Venu describes the film as a once-in-a-lifetime phenomenon. “It was special in the way it was produced, distributed and shown to people. We stayed in ordinary people’s houses during the shoot. Every day was a unique experience,” he says.
One of his strongest memories from the production was John’s decision to shoot crowd scenes in reverse order. “John knew people would gradually leave during the shoot because we couldn’t hire crowds. So we filmed the larger crowd portions first and slowly reduced them,” he says.
Venu adds he is elated that ‘Amma Ariyan’ is set for a global premiere at Cannes. “New audiences around the world will now discover a filmmaker who lived for his art, using cinema as a form of resistance and idealism,” he says.
“The Film Heritage Foundation handled the restoration with great sensitivity. The team chose not to beautify the film, but to retain its grain, uneven exposure and rough edges.”
Venu bills ‘Amma Ariyan’ as a “rebellion” that challenged the “dominance of capital in filmmaking”.
“The cinéma vérité style emerged organically. We travelled from town to town like a troupe, often not knowing what we would encounter. That unpredictability was both the risk and the excitement,” he says.
Film editor Beena Paul shares the thrill. She remembers first hearing about John while studying at FTII, where he already had a reputation because of his other classic, ‘Agraharathil Kazhuthai’. Later, after moving to Kerala, she became associated with him through Venu, her partner.
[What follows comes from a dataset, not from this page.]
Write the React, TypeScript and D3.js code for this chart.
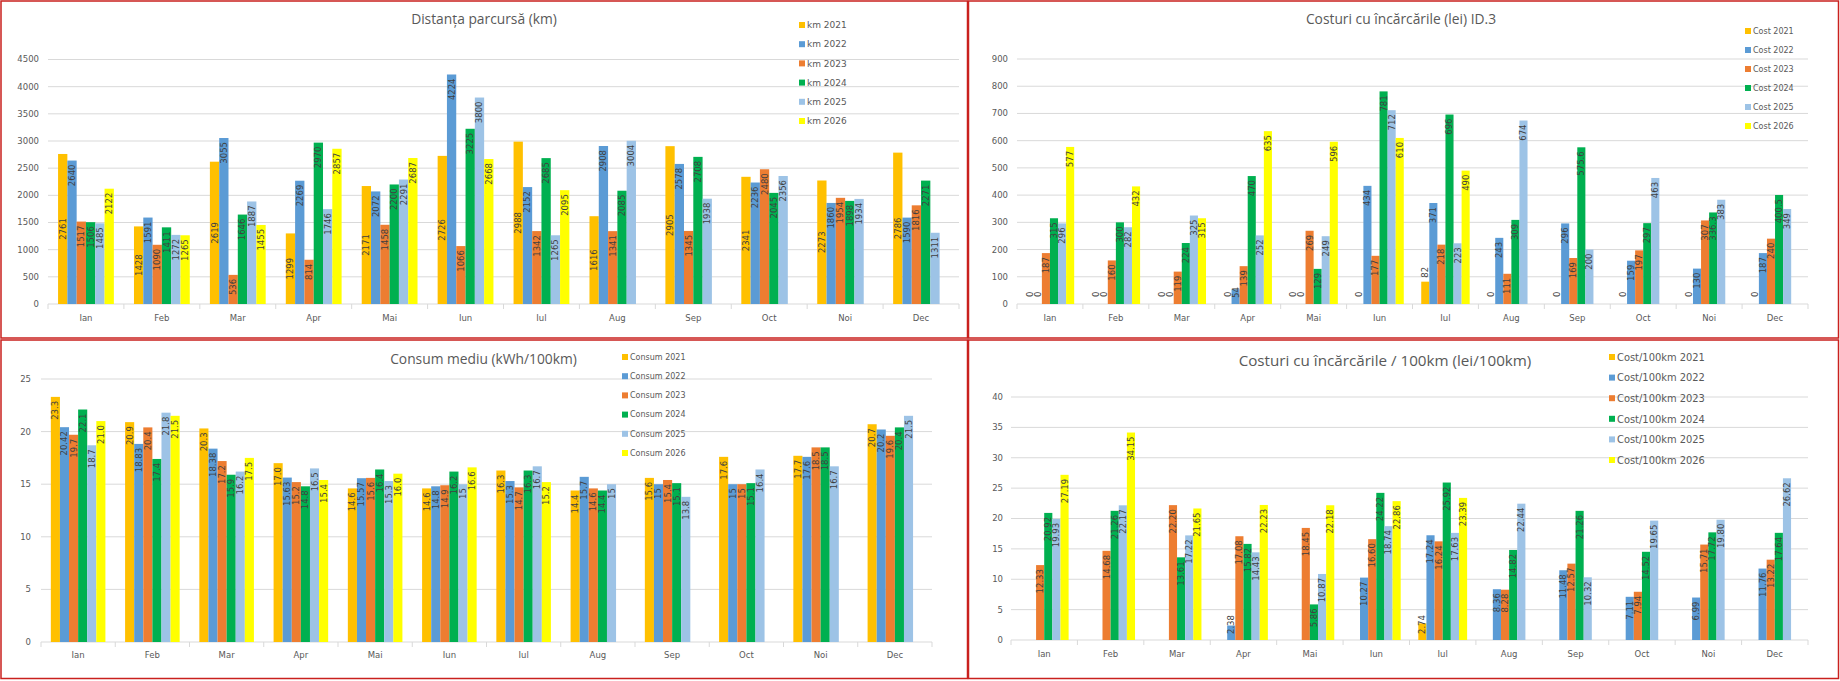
import React, { useEffect } from "react";
import * as d3 from "d3";

// ---------------- DATA ----------------
const months = ["Ian", "Feb", "Mar", "Apr", "Mai", "Iun", "Iul", "Aug", "Sep", "Oct", "Noi", "Dec"];
const years = ["2021", "2022", "2023", "2024", "2025", "2026"];

const km2021 = [2761, 1428, 2619, 1299, 2171, 2726, 2988, 1616, 2905, 2341, 2273, 2786];
const km2022 = [2640, 1591, 3055, 2269, 2072, 4224, 2152, 2908, 2578, 2236, 1860, 1590];
const km2023 = [1517, 1090, 536, 814, 1458, 1066, 1342, 1341, 1345, 2480, 1954, 1816];
const km2024 = [1506, 1411, 1646, 2970, 2200, 3225, 2685, 2085, 2708, 2045, 1898, 2271];
const km2025 = [1485, 1272, 1887, 1746, 2291, 3800, 1265, 3004, 1938, 2356, 1934, 1311];
const km2026 = [2122, 1265, 1455, 2857, 2687, 2668, 2095, null, null, null, null, null];

const cost2021 = [0, 0, 0, 0, 0, 0, 82, 0, 0, 0, 0, 0];
const cost2022 = [0, 0, 0, 54, 0, 434, 371, 243, 296, 159, 130, 187];
const cost2023 = [187, 160, 119, 139, 269, 177, 218, 111, 169, 197, 307, 240];
const cost2024 = [315, 300, 224, 470, 129, 781, 696, 309, 575.6, 297, 336.3, 400.5];
const cost2025 = [296, 282, 325, 252, 249, 712, 223, 674, 200, 463, 383, 349];
const cost2026 = [577, 432, 315, 635, 596, 610, 490, null, null, null, null, null];

const consum2021 = ["23.3", "20.9", "20.3", "17.0", "14.6", "14.6", "16.3", "14.4", "15.6", "17.6", "17.7", "20.7"];
const consum2022 = ["20.42", "18.83", "18.38", "15.63", "15.57", "14.8", "15.3", "15.7", "15", "15", "17.6", "20.2"];
const consum2023 = ["19.7", "20.4", "17.2", "15.2", "15.6", "14.9", "14.7", "14.6", "15.4", "15", "18.5", "19.6"];
const consum2024 = ["22.1", "17.4", "15.9", "14.8", "16.4", "16.2", "16.3", "14.4", "15.1", "15.1", "18.5", "20.4"];
const consum2025 = ["18.7", "21.8", "16.2", "16.5", "15.3", "15", "16.7", "15", "13.8", "16.4", "16.7", "21.5"];
const consum2026 = ["21.0", "21.5", "17.5", "15.4", "16.0", "16.6", "15.2", null, null, null, null, null];

const c100_2021 = [null, null, null, null, null, null, "2.74", null, null, null, null, null];
const c100_2022 = [null, null, null, "2.38", null, "10.27", "17.24", "8.36", "11.48", "7.11", "6.99", "11.76"];
const c100_2023 = ["12.33", "14.68", "22.20", "17.08", "18.45", "16.60", "16.24", "8.28", "12.57", "7.94", "15.71", "13.22"];
const c100_2024 = ["20.92", "21.26", "13.61", "15.82", "5.86", "24.22", "25.92", "14.82", "21.26", "14.52", "17.72", "17.64"];
const c100_2025 = ["19.93", "22.17", "17.22", "14.43", "10.87", "18.74", "17.63", "22.44", "10.32", "19.65", "19.80", "26.62"];
const c100_2026 = ["27.19", "34.15", "21.65", "22.23", "22.18", "22.86", "23.39", null, null, null, null, null];

// ---------------- STYLE ----------------
const seriesColors = ["#FFC000", "#5B9BD5", "#ED7D31", "#00B050", "#9DC3E6", "#FFFF00"];
const GRID = "#D9D9D9";
const AXIS_TXT = "#595959";
const LABEL_TXT = "#404040";
const NUM_FONT = "'DejaVu Sans', Verdana, sans-serif";
const TITLE_FONT = "'Open Sans', 'Noto Sans', sans-serif";
const NARROW_FONT = "'Liberation Sans Narrow', 'DejaVu Sans Condensed', 'Arial Narrow', sans-serif";
const BORDER = "#C9211E";

type Mode = "center" | "insideEnd" | "outsideEnd";
interface Series {
  name: string;
  values: (number | null)[];
  labels: (string | null)[];
  mode: Mode;
}

const toStr = (arr: (number | null)[]) => arr.map((v) => (v == null ? null : String(v)));
const toNum = (arr: (string | null)[]) => arr.map((v) => (v == null ? null : +v));

function textLen(s: string, fs: number) {
  let w = 0;
  for (const ch of s) w += ch === "." ? 0.318 : 0.636;
  return w * fs;
}

interface PanelProps {
  box: [number, number, number, number];
  left: number;
  right: number;
  top: number;
  bottom: number;
  yMax: number;
  yStep: number;
  yLabelX: number;
  title: string;
  titleX: number;
  titleY: number;
  titleSize: number;
  legendX: number;
  legendY: number;
  legendStep: number;
  legendFont: string;
  legendSize: number;
  monthY: number;
  series: Series[];
  showZero: boolean;
}

function Panel(p: PanelProps) {
  const y = d3.scaleLinear().domain([0, p.yMax]).range([p.bottom, p.top]);
  const x = d3.scaleBand<string>().domain(months).range([p.left, p.right]).paddingInner(0.265).paddingOuter(0.1325);
  const xs = d3.scaleBand<string>().domain(years).range([0, x.bandwidth()]).padding(0);
  const ticks = d3.range(0, p.yMax + p.yStep / 2, p.yStep);
  const step = (p.right - p.left) / months.length;
  const fs = 8.5;
  const [bx0, by0, bx1, by1] = p.box;

  return (
    <g>
      <rect x={bx0} y={by0} width={bx1 - bx0} height={by1 - by0} fill="#fff" stroke={BORDER} strokeWidth={1.5} />
      {ticks.map((t) => (
        <g key={t}>
          <line x1={p.left} x2={p.right} y1={y(t)} y2={y(t)} stroke={GRID} strokeWidth={1} />
          <text x={p.yLabelX} y={y(t)} dy="0.35em" textAnchor="end" fontFamily={NUM_FONT} fontSize={fs} fill={AXIS_TXT}>
            {t}
          </text>
        </g>
      ))}
      {d3.range(0, months.length + 1).map((i) => (
        <line key={i} x1={p.left + i * step} x2={p.left + i * step} y1={p.bottom} y2={p.bottom + 5} stroke={GRID} />
      ))}
      {months.map((m) => (
        <text key={m} x={(x(m) as number) + x.bandwidth() / 2} y={p.monthY} dy="0.35em" textAnchor="middle" fontFamily={NUM_FONT} fontSize={fs} fill={AXIS_TXT}>
          {m}
        </text>
      ))}
      {p.series.map((s, si) => (
        <g key={s.name}>
          {s.values.map((v, mi) => {
            if (v == null) return null;
            const bx = (x(months[mi]) as number) + (xs(years[si]) as number);
            const bw = xs.bandwidth();
            const top = y(v);
            return <rect key={mi} x={bx} y={top} width={bw} height={p.bottom - top} fill={seriesColors[si]} />;
          })}
        </g>
      ))}
      {p.series.map((s, si) => (
        <g key={s.name + "l"}>
          {s.values.map((v, mi) => {
            const lab = s.labels[mi];
            if (v == null || lab == null) return null;
            if (v === 0 && !p.showZero) return null;
            const cx = (x(months[mi]) as number) + (xs(years[si]) as number) + xs.bandwidth() / 2;
            const top = y(v);
            const len = textLen(lab, fs);
            let py: number;
            let anchor: "start" | "middle" | "end" = "start";
            if (v === 0) {
              py = p.bottom - 7;
            } else if (s.mode === "center") {
              py = (top + p.bottom) / 2;
              anchor = "middle";
            } else if (s.mode === "outsideEnd") {
              py = top - 4;
            } else {
              py = Math.min(top + 4 + len, p.bottom - 6);
            }
            return (
              <text
                key={mi}
                transform={`translate(${cx},${py}) rotate(-90)`}
                dy="0.35em"
                textAnchor={anchor}
                fontFamily={NUM_FONT}
                fontSize={fs}
                fill={LABEL_TXT}
              >
                {lab}
              </text>
            );
          })}
        </g>
      ))}
      <text x={p.titleX} y={p.titleY} textAnchor="middle" fontFamily={TITLE_FONT} fontSize={p.titleSize} fill={AXIS_TXT}>
        {p.title}
      </text>
      {p.series.map((s, si) => (
        <g key={s.name + "lg"}>
          <rect x={p.legendX} y={p.legendY + si * p.legendStep - 3} width={6} height={6} fill={seriesColors[si]} />
          <text x={p.legendX + 8} y={p.legendY + si * p.legendStep} dy="0.35em" fontFamily={p.legendFont} fontSize={p.legendSize} fill={AXIS_TXT}>
            {s.name}
          </text>
        </g>
      ))}
    </g>
  );
}

const kmValues = [km2021, km2022, km2023, km2024, km2025, km2026];
const costValues = [cost2021, cost2022, cost2023, cost2024, cost2025, cost2026];
const consumLabels = [consum2021, consum2022, consum2023, consum2024, consum2025, consum2026];
const c100Labels = [c100_2021, c100_2022, c100_2023, c100_2024, c100_2025, c100_2026];

export default function App() {
  useEffect(() => {
    document.body.style.margin = "0";
  }, []);

  const kmSeries: Series[] = kmValues.map((v, i) => ({
    name: `km ${years[i]}`,
    values: v,
    labels: toStr(v),
    mode: i === 0 ? "center" : "insideEnd",
  }));
  const costSeries: Series[] = costValues.map((v, i) => ({
    name: `Cost ${years[i]}`,
    values: v,
    labels: toStr(v),
    mode: i === 0 ? "outsideEnd" : "insideEnd",
  }));
  const consumSeries: Series[] = consumLabels.map((l, i) => ({
    name: `Consum ${years[i]}`,
    values: toNum(l),
    labels: l,
    mode: "insideEnd",
  }));
  const c100Series: Series[] = c100Labels.map((l, i) => ({
    name: `Cost/100km ${years[i]}`,
    values: toNum(l),
    labels: l,
    mode: "insideEnd",
  }));

  return (
    <svg width={1840} height={681} style={{ display: "block", background: "#fff" }}>
      <Panel
        box={[1, 1, 967.5, 338]}
        left={48}
        right={959}
        top={59.5}
        bottom={304}
        yMax={4500}
        yStep={500}
        yLabelX={39}
        title="Distanța parcursă (km)"
        titleX={484}
        titleY={24}
        titleSize={13.8}
        legendX={799}
        legendY={25}
        legendStep={19.2}
        legendFont={NUM_FONT}
        legendSize={9}
        monthY={318}
        series={kmSeries}
        showZero={true}
      />
      <Panel
        box={[968.5, 1, 1838.5, 338]}
        left={1017}
        right={1808}
        top={59}
        bottom={304}
        yMax={900}
        yStep={100}
        yLabelX={1008}
        title="Costuri cu încărcările (lei) ID.3"
        titleX={1401}
        titleY={24}
        titleSize={13.8}
        legendX={1745}
        legendY={31}
        legendStep={19}
        legendFont={NUM_FONT}
        legendSize={8}
        monthY={318}
        series={costSeries}
        showZero={true}
      />
      <Panel
        box={[1, 340, 967.5, 678.5]}
        left={41}
        right={932}
        top={379}
        bottom={642}
        yMax={25}
        yStep={5}
        yLabelX={31}
        title="Consum mediu (kWh/100km)"
        titleX={483.5}
        titleY={364}
        titleSize={13.8}
        legendX={622}
        legendY={357}
        legendStep={19.2}
        legendFont={NUM_FONT}
        legendSize={8}
        monthY={655}
        series={consumSeries}
        showZero={false}
      />
      <Panel
        box={[968.5, 340, 1838.5, 678.5]}
        left={1011}
        right={1808}
        top={397}
        bottom={640}
        yMax={40}
        yStep={5}
        yLabelX={1003}
        title="Costuri cu încărcările / 100km (lei/100km)"
        titleX={1385}
        titleY={366}
        titleSize={15.2}
        legendX={1609}
        legendY={357}
        legendStep={20.6}
        legendFont={NARROW_FONT}
        legendSize={11}
        monthY={654}
        series={c100Series}
        showZero={false}
      />
    </svg>
  );
}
“‘Amma Ariyan’ was documentary, fiction, memory and journey all at once. John helped many of us move beyond rigid ideas of cinema and editing,” says Beena.
“His understanding of the medium and even his sense of humour — all of that feels rare to find even now. ‘Amma Ariyan’ was a classic in every sense. I don’t know if a film like that can be made today.”
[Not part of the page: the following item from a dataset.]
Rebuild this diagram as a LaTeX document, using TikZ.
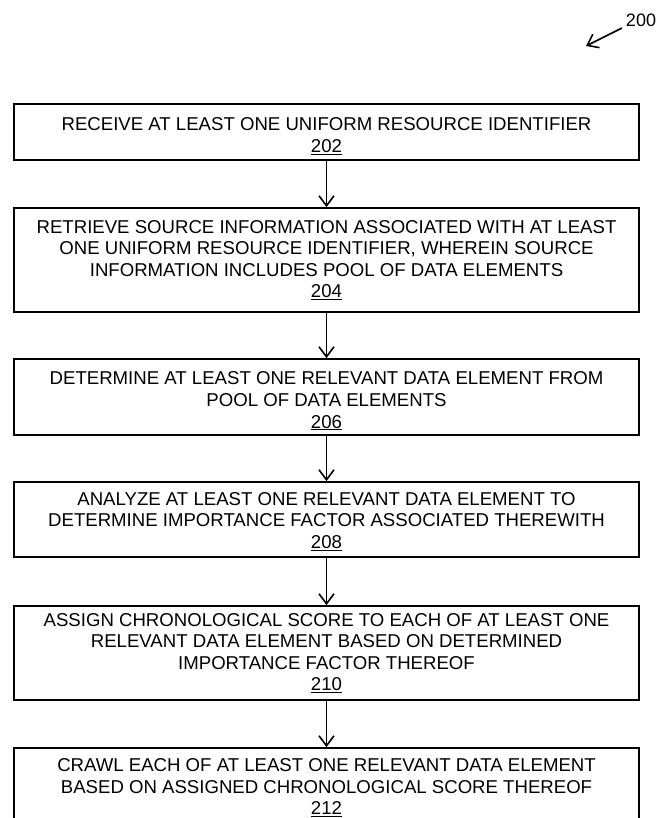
\documentclass[tikz,border=0pt]{standalone}
\usepackage{fontspec}
\setmainfont{Liberation Sans}
\usetikzlibrary{arrows.meta}
\newcommand{\dn}[1]{\rule{0pt}{#1pt}}
\begin{document}
\begin{tikzpicture}[x=1pt,y=-1pt,
  stepbox/.style={draw, line width=1.8pt, rectangle, minimum width=625pt, inner sep=0pt, align=center,
    font=\fontsize{18.6}{21.6}\selectfont},
  arr/.style={line width=1.6pt, -{Straight Barb[length=10pt,width=15pt,line width=1.6pt]}}]
\useasboundingbox (0,0) rectangle (657,818);
\node[stepbox, minimum height=56pt] (b202) at (326.5,132) {\dn{21}RECEIVE AT LEAST ONE UNIFORM RESOURCE IDENTIFIER\\\underline{202}};
\node[stepbox, minimum height=104pt] (b204) at (326.5,260) {RETRIEVE SOURCE INFORMATION ASSOCIATED WITH AT LEAST\\ONE UNIFORM RESOURCE IDENTIFIER, WHEREIN SOURCE\\INFORMATION INCLUDES POOL OF DATA ELEMENTS\\\underline{204}};
\node[stepbox, minimum height=76pt] (b206) at (326.5,397) {\dn{21}DETERMINE AT LEAST ONE RELEVANT DATA ELEMENT FROM\\POOL OF DATA ELEMENTS\\\underline{206}};
\node[stepbox, minimum height=75pt] (b208) at (326.5,519.5) {\dn{17}ANALYZE AT LEAST ONE RELEVANT DATA ELEMENT TO\\DETERMINE IMPORTANCE FACTOR ASSOCIATED THEREWITH\\\underline{208}};
\node[stepbox, minimum height=94pt] (b210) at (326.5,653) {ASSIGN CHRONOLOGICAL SCORE TO EACH OF AT LEAST ONE\\RELEVANT DATA ELEMENT BASED ON DETERMINED\\IMPORTANCE FACTOR THEREOF\\\underline{210}};
\node[stepbox, minimum height=76pt] (b212) at (326.5,786) {\dn{16}CRAWL EACH OF AT LEAST ONE RELEVANT DATA ELEMENT\\BASED ON ASSIGNED CHRONOLOGICAL SCORE THEREOF\\\underline{212}};
\draw[arr] (b202) -- (b204);
\draw[arr] (b204) -- (b206);
\draw[arr] (b206) -- (b208);
\draw[arr] (b208) -- (b210);
\draw[arr] (b210) -- (b212);
\node[font=\fontsize{18}{20}\selectfont, inner sep=0pt] (l200) at (641,20) {200};
\coordinate (s200) at (622,28);
\coordinate (t200) at (586,46);
\draw[arr] (s200) -- (t200);
\end{tikzpicture}
\end{document}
Echoing the view, veteran film critic C S Venkiteswaran describes the film as a journey. “It travels through the ruins of radical movements, through memories of violence, loss and disillusionment. Structurally too, it was ahead of its time. It was never interested in a conventional plot or linear storytelling,” he notes.
He also points to the film’s “restless visual energy”, especially the fluid handheld cinematography, which gave the film its sense of immediacy.
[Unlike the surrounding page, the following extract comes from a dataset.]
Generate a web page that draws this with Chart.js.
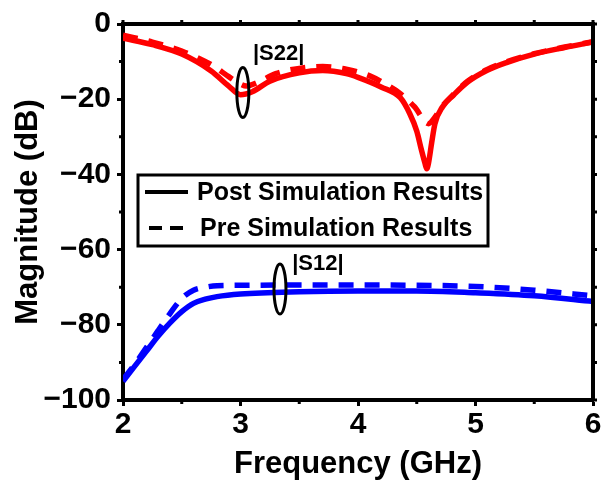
<!DOCTYPE html>
<html>
<head>
<meta charset="utf-8">
<script src="https://cdn.jsdelivr.net/npm/chart.js@4.4.1/dist/chart.umd.min.js"></script>
<style>
  body { margin: 0; background: #fff; }
  #wrap { width: 612px; height: 484px; position: relative; }
</style>
</head>
<body>
<div id="wrap"><canvas id="grafico"></canvas></div>
<script>
// S22 curves (GHz, dB)
const freqS22 = [2.0, 2.25, 2.5, 2.75, 2.9, 3.0, 3.1, 3.25, 3.5, 3.7, 3.9, 4.0, 4.2, 4.36, 4.44, 4.5, 4.54, 4.57, 4.585, 4.6, 4.627, 4.655, 4.72, 4.81, 4.93, 5.1, 5.27, 5.5, 5.75, 6.0];
const s22Post = [-3.8, -5.5, -8.0, -12.5, -16.5, -18.8, -18.0, -15.2, -13.0, -12.4, -13.2, -14.2, -16.8, -19.6, -23.8, -28.5, -33.5, -37, -38.5, -37, -31.6, -26.5, -22, -19, -15.5, -12.3, -10.2, -8.0, -6.3, -4.8];
const freqS22Pre = [2.0, 2.25, 2.5, 2.75, 2.9, 3.0, 3.05, 3.15, 3.3, 3.5, 3.7, 3.9, 4.1, 4.25, 4.36, 4.48, 4.6, 4.65, 4.72, 4.81, 4.93, 5.1, 5.27, 5.5, 5.75, 6.0];
const s22Pre = [-3.0, -4.8, -7.2, -10.8, -14.0, -16.0, -16.5, -15.5, -13.2, -11.8, -11.3, -12.0, -13.8, -16.3, -18.5, -22, -26.5, -25, -21.8, -18.8, -15.3, -12.1, -10.0, -7.9, -6.2, -4.7];

// S12 curves
const freqS12 = [2.0, 2.1, 2.2, 2.3, 2.4, 2.5, 2.6, 2.7, 2.8, 3.0, 3.5, 4.0, 4.5, 5.0, 5.5, 6.0];
const s12Post = [-95, -91, -87, -83, -79.5, -76.5, -74.3, -73.2, -72.5, -71.8, -71.2, -71.0, -71.0, -71.5, -72.3, -73.8];
const s12Pre = [-94.5, -90.5, -86, -81.5, -77, -73, -70.8, -70.0, -69.6, -69.5, -69.4, -69.4, -69.5, -69.8, -70.8, -72.3];

// eixos
const xTicks = [2, 3, 4, 5, 6];
const yTicks = [0, -20, -40, -60, -80, -100];

// anotações: rótulo, centro da elipse (GHz, dB), posição do texto (GHz, dB)
const annotLabels = ['|S22|', '|S12|'];
const annotEllipse = [[3.02, -18.2], [3.336, -70.5]];
const annotText = [[3.106, -7.9], [3.44, -63.9]];

const legendLabels = ['Post Simulation Results', 'Pre Simulation Results'];

const FONT = '"Liberation Sans", Arial, sans-serif';

function pts(xs, ys) {
    return xs.map((x, i) => ({ x: x, y: ys[i] }));
}

// moldura, ticks secundários, legenda e anotações
const extras = {
    id: 'extras',
    afterDatasetsDraw(chart) {
        const ctx = chart.ctx;
        const { left, right, top, bottom } = chart.chartArea;
        const sx = chart.scales.x, sy = chart.scales.y;
        ctx.save();

        // anotações
        ctx.strokeStyle = '#000';
        ctx.lineWidth = 3;
        annotEllipse.forEach(e => {
            ctx.beginPath();
            ctx.ellipse(sx.getPixelForValue(e[0]), sy.getPixelForValue(e[1]), 6, 25, 0, 0, Math.PI * 2);
            ctx.stroke();
        });
        ctx.fillStyle = '#000';
        ctx.font = 'bold 22px ' + FONT;
        ctx.textBaseline = 'middle';
        ctx.textAlign = 'left';
        annotText.forEach((t, i) => {
            ctx.fillText(annotLabels[i], sx.getPixelForValue(t[0]), sy.getPixelForValue(t[1]));
        });

        // legenda
        ctx.fillStyle = '#fff';
        ctx.fillRect(138, 175, 350, 71);
        ctx.lineWidth = 3;
        ctx.strokeRect(138, 175, 350, 71);
        ctx.lineWidth = 4;
        ctx.beginPath();
        ctx.moveTo(145, 192);
        ctx.lineTo(188, 192);
        ctx.stroke();
        ctx.setLineDash([13, 8]);
        ctx.beginPath();
        ctx.moveTo(149, 228);
        ctx.lineTo(190, 228);
        ctx.stroke();
        ctx.setLineDash([]);
        ctx.fillStyle = '#000';
        ctx.font = 'bold 25px ' + FONT;
        ctx.fillText(legendLabels[0], 197, 193);
        ctx.fillText(legendLabels[1], 200, 229);

        // moldura superior/direita
        ctx.lineWidth = 4;
        ctx.strokeStyle = '#000';
        ctx.beginPath();
        ctx.moveTo(left, top);
        ctx.lineTo(right, top);
        ctx.lineTo(right, bottom);
        ctx.stroke();

        // ticks pequenos
        ctx.lineWidth = 3;
        ctx.beginPath();
        for (let v = 2; v <= 6.001; v += 0.5) {
            const px = sx.getPixelForValue(v);
            ctx.moveTo(px, top);
            ctx.lineTo(px, top - 4);
            if (Math.abs(v - Math.round(v)) > 0.1) {
                ctx.moveTo(px, bottom);
                ctx.lineTo(px, bottom + 4);
            }
        }
        for (let v = 0; v >= -100; v -= 10) {
            const py = sy.getPixelForValue(v);
            ctx.moveTo(right, py);
            ctx.lineTo(right + 4, py);
            if (v % 20 !== 0) {
                ctx.moveTo(left, py);
                ctx.lineTo(left - 4, py);
            }
        }
        ctx.stroke();
        ctx.restore();
    }
};

const ctx = document.getElementById('grafico').getContext('2d');
new Chart(ctx, {
    type: 'line',
    data: {
        datasets: [
            {
                data: pts(freqS22, s22Post),
                borderColor: 'rgb(255,0,0)',
                borderWidth: 5.5,
                order: 0
            },
            {
                data: pts(freqS12, s12Post),
                borderColor: 'rgb(0,0,255)',
                borderWidth: 5.5,
                order: 0
            },
            {
                data: pts(freqS22Pre, s22Pre),
                borderColor: 'rgb(255,0,0)',
                borderWidth: 5.5,
                borderDash: [15, 11],
                order: 1
            },
            {
                data: pts(freqS12, s12Pre),
                borderColor: 'rgb(0,0,255)',
                borderWidth: 5.5,
                borderDash: [15, 11],
                order: 1
            }
        ]
    },
    options: {
        responsive: true,
        maintainAspectRatio: false,
        animation: false,
        devicePixelRatio: 1,
        layout: { padding: { left: 10, right: 19, top: 20, bottom: 0 } },
        elements: {
            point: { radius: 0 },
            line: { cubicInterpolationMode: 'monotone', borderCapStyle: 'butt' }
        },
        plugins: {
            legend: { display: false },
            tooltip: { enabled: false }
        },
        scales: {
            x: {
                type: 'linear',
                min: 2,
                max: 6,
                afterBuildTicks: s => { s.ticks = xTicks.map(v => ({ value: v })); },
                afterFit: s => { s.height = 84; },
                grid: { drawOnChartArea: false, tickLength: 6, tickWidth: 3, color: '#000' },
                border: { color: '#000', width: 4 },
                ticks: {
                    color: '#000',
                    padding: 1,
                    font: { family: FONT, size: 30, weight: 'bold' }
                },
                title: {
                    display: true,
                    text: 'Frequency (GHz)',
                    color: '#000',
                    padding: { top: 0, bottom: 1 },
                    font: { family: FONT, size: 31, weight: 'bold' }
                }
            },
            y: {
                min: -100,
                max: 0,
                afterBuildTicks: s => { s.ticks = yTicks.map(v => ({ value: v })); },
                afterFit: s => { s.width = 113; },
                grid: { drawOnChartArea: false, tickLength: 6, tickWidth: 3, color: '#000' },
                border: { color: '#000', width: 4 },
                ticks: {
                    color: '#000',
                    padding: 6,
                    font: { family: FONT, size: 30, weight: 'bold' },
                    callback: v => String(v).replace('-', '\u2212')
                },
                title: {
                    display: true,
                    text: 'Magnitude (dB)',
                    color: '#000',
                    padding: { top: 0, bottom: 0 },
                    font: { family: FONT, size: 31, weight: 'bold' }
                }
            }
        }
    },
    plugins: [extras]
});
</script>
</body>
</html>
The renewed attention around ‘Amma Ariyan’ also marks another milestone for the Film Heritage Foundation, whose previous restorations of films such as ‘Thamp’, ‘Ishanou’, ‘Manthan’ and ‘Aranyer Din Ratri’ have premiered at Cannes in recent years.
“The restoration was challenging due to the absence of the original camera negative and the survival of only a single unsubtitled print,” says Film Heritage Foundation director Shivendra Singh Dungarpur.
“John Abraham was a true original. ‘Amma Ariyan’ left a lasting impression on many of us during our film school years. We are excited that contemporary global audiences will now get to discover his cinema.”
John’s nonconformist spirit is perhaps what many who worked on the film remember most vividly even today. Joy recalls a critic once remarking that ‘Amma Ariyan’ lacked discipline. John, he says, responded with characteristic certainty: “Wherever continuity breaks, there begins creativity.”
Decades later, as the film returns to the big screen, that line still feels inseparable from both the filmmaker and the film he left behind.